→ TASK PROMPT:
Retype the records below word for word and omit any image.

→ AVAILABLE RECORDS:
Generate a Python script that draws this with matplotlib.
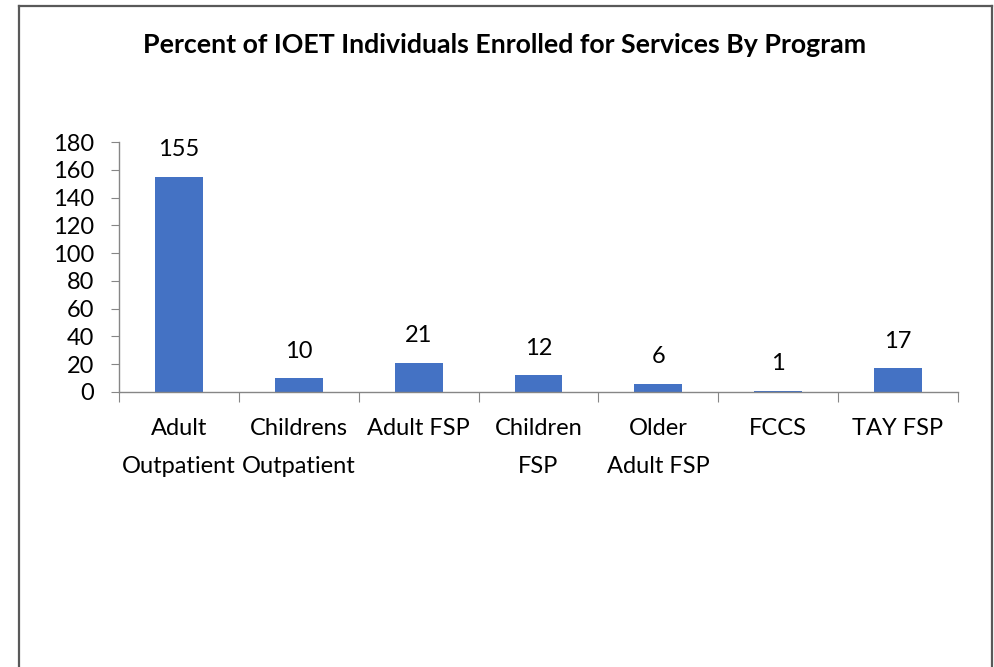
import numpy as np
import matplotlib.pyplot as plt
from matplotlib.lines import Line2D

programs = ['Adult\nOutpatient', 'Childrens\nOutpatient', 'Adult FSP', 'Children\nFSP',
            'Older\nAdult FSP', 'FCCS', 'TAY FSP']
enrolled = [155, 10, 21, 12, 6, 1, 17]
yticks = [0, 20, 40, 60, 80, 100, 120, 140, 160, 180]

plt.rcParams['font.family'] = ['Lato', 'DejaVu Sans']

fig = plt.figure(figsize=(9.95, 6.67), dpi=100)
ax = fig.add_axes([0.1196, 0.4123, 0.8432, 0.3748])

x = np.arange(len(programs))
ax.bar(x, enrolled, width=0.4, color='#4472C4', zorder=2)
for xi, v in zip(x, enrolled):
    ax.annotate(str(v), (xi, v), xytext=(0, 19.5), textcoords='offset points',
                ha='center', va='center', fontsize=17, color='black')

ax.set_xlim(-0.5, len(programs) - 0.5)
ax.set_ylim(0, 180)
ax.set_yticks(yticks)
ax.tick_params(axis='y', labelsize=17, length=6, color='#868686', pad=12)

# category boundaries carry the tick marks, labels sit at the centres
ax.set_xticks(np.arange(len(programs) + 1) - 0.5)
ax.set_xticklabels([])
ax.tick_params(axis='x', length=7, color='#868686')
for xi, lab in zip(x, programs):
    ax.text(xi, -19, lab, ha='center', va='top', fontsize=17, linespacing=1.95,
            transform=ax.transData)

for s in ['top', 'right']:
    ax.spines[s].set_visible(False)
for s in ['left', 'bottom']:
    ax.spines[s].set_color('#868686')
    ax.spines[s].set_linewidth(1)

fig.text(0.5075, 0.932, 'Percent of IOET Individuals Enrolled for Services By Program',
         ha='center', va='center', fontsize=19.3, fontweight='bold')

# chart frame, open at the bottom
fc = '#595959'
fig.add_artist(Line2D([0.019, 0.019], [0.0, 0.991], color=fc, lw=1.6, transform=fig.transFigure))
fig.add_artist(Line2D([0.019, 0.997], [0.991, 0.991], color=fc, lw=1.6, transform=fig.transFigure))
fig.add_artist(Line2D([0.997, 0.997], [0.0, 0.991], color=fc, lw=1.6, transform=fig.transFigure))

fig.savefig('out.png', dpi=100)
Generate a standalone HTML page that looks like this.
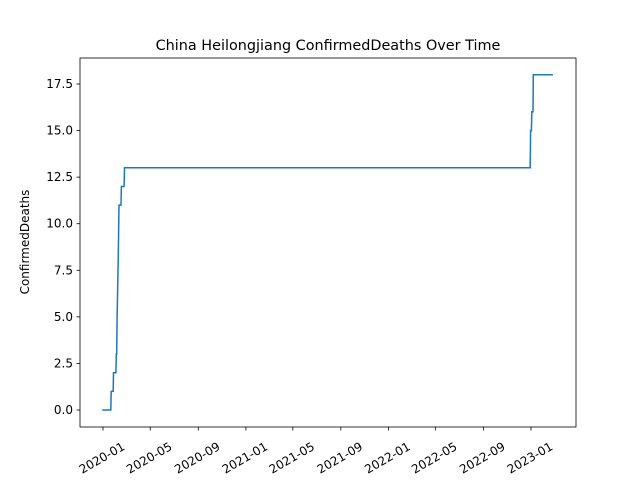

→ RESPONSE TO THIS EXERCISE:
Generate a Python script that draws this with matplotlib.
import numpy as np
import matplotlib.pyplot as plt
from matplotlib.lines import Line2D

programs = ['Adult\nOutpatient', 'Childrens\nOutpatient', 'Adult FSP', 'Children\nFSP',
            'Older\nAdult FSP', 'FCCS', 'TAY FSP']
enrolled = [155, 10, 21, 12, 6, 1, 17]
yticks = [0, 20, 40, 60, 80, 100, 120, 140, 160, 180]

plt.rcParams['font.family'] = ['Lato', 'DejaVu Sans']

fig = plt.figure(figsize=(9.95, 6.67), dpi=100)
ax = fig.add_axes([0.1196, 0.4123, 0.8432, 0.3748])

x = np.arange(len(programs))
ax.bar(x, enrolled, width=0.4, color='#4472C4', zorder=2)
for xi, v in zip(x, enrolled):
    ax.annotate(str(v), (xi, v), xytext=(0, 19.5), textcoords='offset points',
                ha='center', va='center', fontsize=17, color='black')

ax.set_xlim(-0.5, len(programs) - 0.5)
ax.set_ylim(0, 180)
ax.set_yticks(yticks)
ax.tick_params(axis='y', labelsize=17, length=6, color='#868686', pad=12)

# category boundaries carry the tick marks, labels sit at the centres
ax.set_xticks(np.arange(len(programs) + 1) - 0.5)
ax.set_xticklabels([])
ax.tick_params(axis='x', length=7, color='#868686')
for xi, lab in zip(x, programs):
    ax.text(xi, -19, lab, ha='center', va='top', fontsize=17, linespacing=1.95,
            transform=ax.transData)

for s in ['top', 'right']:
    ax.spines[s].set_visible(False)
for s in ['left', 'bottom']:
    ax.spines[s].set_color('#868686')
    ax.spines[s].set_linewidth(1)

fig.text(0.5075, 0.932, 'Percent of IOET Individuals Enrolled for Services By Program',
         ha='center', va='center', fontsize=19.3, fontweight='bold')

# chart frame, open at the bottom
fc = '#595959'
fig.add_artist(Line2D([0.019, 0.019], [0.0, 0.991], color=fc, lw=1.6, transform=fig.transFigure))
fig.add_artist(Line2D([0.019, 0.997], [0.991, 0.991], color=fc, lw=1.6, transform=fig.transFigure))
fig.add_artist(Line2D([0.997, 0.997], [0.0, 0.991], color=fc, lw=1.6, transform=fig.transFigure))

fig.savefig('out.png', dpi=100)
Generate a standalone HTML page that looks like this.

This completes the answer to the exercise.